[YOUR OBJECTIVE]:
Find all lines in the listing that include the word "chart", then copy them.

_ _ _ _ _

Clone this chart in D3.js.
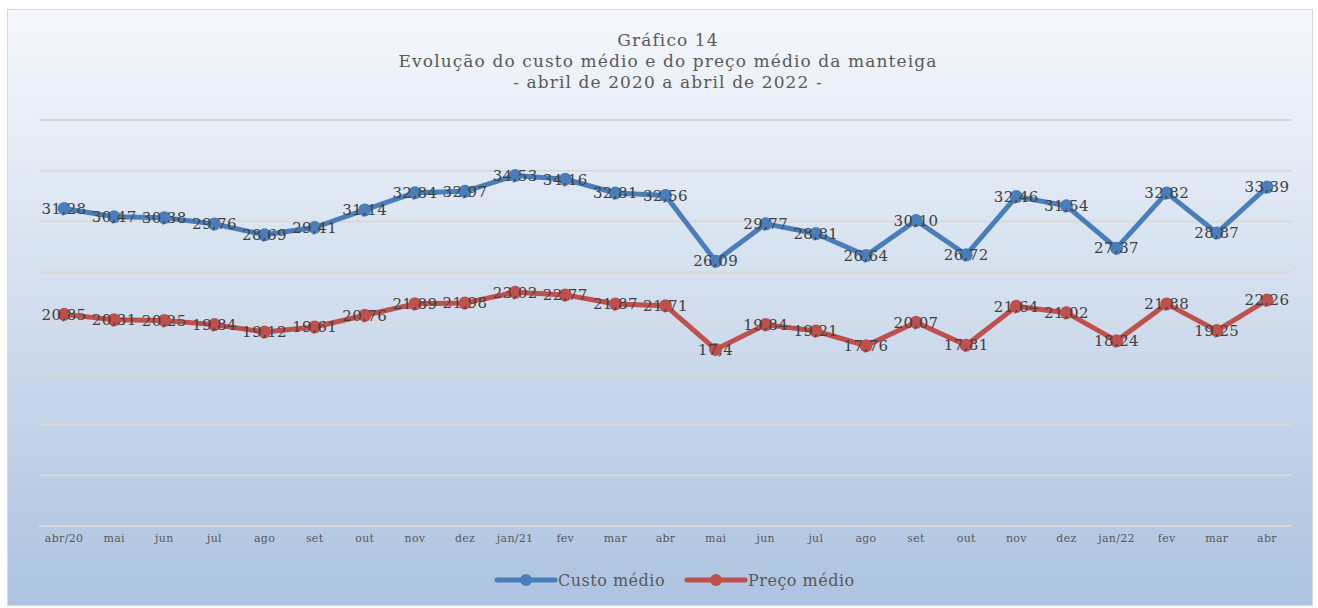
<!DOCTYPE html>
<html>
<head>
<meta charset="utf-8">
<script src="https://cdn.jsdelivr.net/npm/d3@7"></script>
<style>
  body { margin: 0; background: #fff; }
  text { font-family: "DejaVu Serif", serif; }
</style>
</head>
<body>
<div id="chart"></div>
<script>
var months = ["abr/20","mai","jun","jul","ago","set","out","nov","dez","jan/21","fev","mar","abr",
              "mai","jun","jul","ago","set","out","nov","dez","jan/22","fev","mar","abr"];
var custo = [31.28,30.47,30.38,29.76,28.69,29.41,31.14,32.84,32.97,34.53,34.16,32.81,32.56,
             26.09,29.77,28.81,26.64,30.10,26.72,32.46,31.54,27.37,32.82,28.87,33.39];
var preco = [20.85,20.31,20.25,19.84,19.12,19.61,20.76,21.89,21.98,23.02,22.77,21.87,21.71,
             17.4,19.84,19.21,17.76,20.07,17.81,21.64,21.02,18.24,21.88,19.25,22.26];
var custoLabels = ["31,28","30,47","30,38","29,76","28,69","29,41","31,14","32,84","32,97","34,53","34,16","32,81","32,56",
                   "26,09","29,77","28,81","26,64","30,10","26,72","32,46","31,54","27,37","32,82","28,87","33,39"];
var precoLabels = ["20,85","20,31","20,25","19,84","19,12","19,61","20,76","21,89","21,98","23,02","22,77","21,87","21,71",
                   "17,4","19,84","19,21","17,76","20,07","17,81","21,64","21,02","18,24","21,88","19,25","22,26"];
var yTicks = [0,5,10,15,20,25,30,35,40];
var titleLines = ["Gráfico 14", "Evolução do custo médio e do preço médio da manteiga", "- abril de 2020 a abril de 2022 -"];

var W = 1318, H = 608;
var margin = { top: 120, right: 26, bottom: 82, left: 39 },
    width  = W - margin.left - margin.right,
    height = H - margin.top - margin.bottom;

var svg = d3.select("#chart").append("svg")
  .attr("width", W)
  .attr("height", H);

var grad = svg.append("defs").append("linearGradient")
  .attr("id", "bg").attr("x1", 0).attr("y1", 0).attr("x2", 0).attr("y2", 1);
grad.append("stop").attr("offset", "0%").attr("stop-color", "#f5f8fc");
grad.append("stop").attr("offset", "100%").attr("stop-color", "#adc3e0");

// chart frame
svg.append("rect")
  .attr("x", 7.5).attr("y", 9.5)
  .attr("width", 1305).attr("height", 596)
  .attr("fill", "url(#bg)")
  .attr("stroke", "#d9d9d9");

// title
svg.append("text")
  .attr("x", 668)
  .attr("y", 46)
  .style("text-anchor", "middle")
  .style("font-size", "17px")
  .style("letter-spacing", "1.1px")
  .style("fill", "#595959")
  .selectAll("tspan")
  .data(titleLines)
  .enter().append("tspan")
    .attr("x", 668)
    .attr("dy", function(d, i) { return i ? 21 : 0; })
    .text(function(d) { return d; });

var g = svg.append("g")
  .attr("transform", "translate(" + margin.left + "," + margin.top + ")");

var x = d3.scaleBand()
  .domain(d3.range(months.length))
  .range([0, width]);

var y = d3.scaleLinear()
  .domain([0, 40])
  .range([height, 0]);

var cx = function(i) { return x(i) + x.bandwidth() / 2; };

// gridlines
g.selectAll(".grid")
  .data(yTicks)
  .enter().append("line")
    .attr("class", "grid")
    .attr("x1", 0).attr("x2", width)
    .attr("y1", function(d) { return y(d); })
    .attr("y2", function(d) { return y(d); })
    .attr("stroke", "#d9d9d9")
    .attr("stroke-width", 2);

// x axis labels
var xAxis = g.append("g")
  .attr("transform", "translate(0," + height + ")")
  .call(d3.axisBottom(x).tickSize(0).tickPadding(8)
    .tickFormat(function(i) { return months[i]; }));
xAxis.select(".domain").remove();
xAxis.selectAll("text")
  .style("font-family", "DejaVu Serif, serif")
  .style("font-size", "11px")
  .style("letter-spacing", "0.3px")
  .style("fill", "#595959");

var series = [
  { values: custo, labels: custoLabels, color: "#4a7ebb", name: "Custo médio" },
  { values: preco, labels: precoLabels, color: "#c0504d", name: "Preço médio" }
];

var line = d3.line()
  .x(function(d, i) { return cx(i); })
  .y(function(d) { return y(d); });

series.forEach(function(s) {
  g.append("path")
    .attr("d", line(s.values))
    .attr("fill", "none")
    .attr("stroke", s.color)
    .attr("stroke-width", 5)
    .attr("stroke-linejoin", "round");

  g.selectAll(null)
    .data(s.values)
    .enter().append("circle")
      .attr("cx", function(d, i) { return cx(i); })
      .attr("cy", function(d) { return y(d); })
      .attr("r", 6.5)
      .attr("fill", s.color);
});

series.forEach(function(s) {
  g.selectAll(null)
    .data(s.values)
    .enter().append("text")
      .attr("x", function(d, i) { return cx(i); })
      .attr("y", function(d) { return y(d); })
      .attr("dy", "0.35em")
      .style("text-anchor", "middle")
      .style("font-size", "15px")
      .style("letter-spacing", "0.4px")
      .style("fill", "#404040")
      .text(function(d, i) { return s.labels[i]; });
});

// legend
var legendX = [497, 687];
series.forEach(function(s, i) {
  var lg = svg.append("g").attr("transform", "translate(" + legendX[i] + ",580)");
  lg.append("line")
    .attr("x1", 0).attr("x2", 58)
    .attr("stroke", s.color).attr("stroke-width", 5)
    .attr("stroke-linecap", "round");
  lg.append("circle").attr("cx", 29).attr("r", 6).attr("fill", s.color);
  lg.append("text")
    .attr("x", 61).attr("dy", "0.35em")
    .style("font-size", "16px")
    .style("letter-spacing", "0.5px")
    .style("fill", "#595959")
    .text(s.name);
});
</script>
</body>
</html>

_ _ _ _ _

[ANSWER TO THE EXERCISE]:
Clone this chart in D3.js.
<div id="chart"></div>
var svg = d3.select("#chart").append("svg")
// chart frame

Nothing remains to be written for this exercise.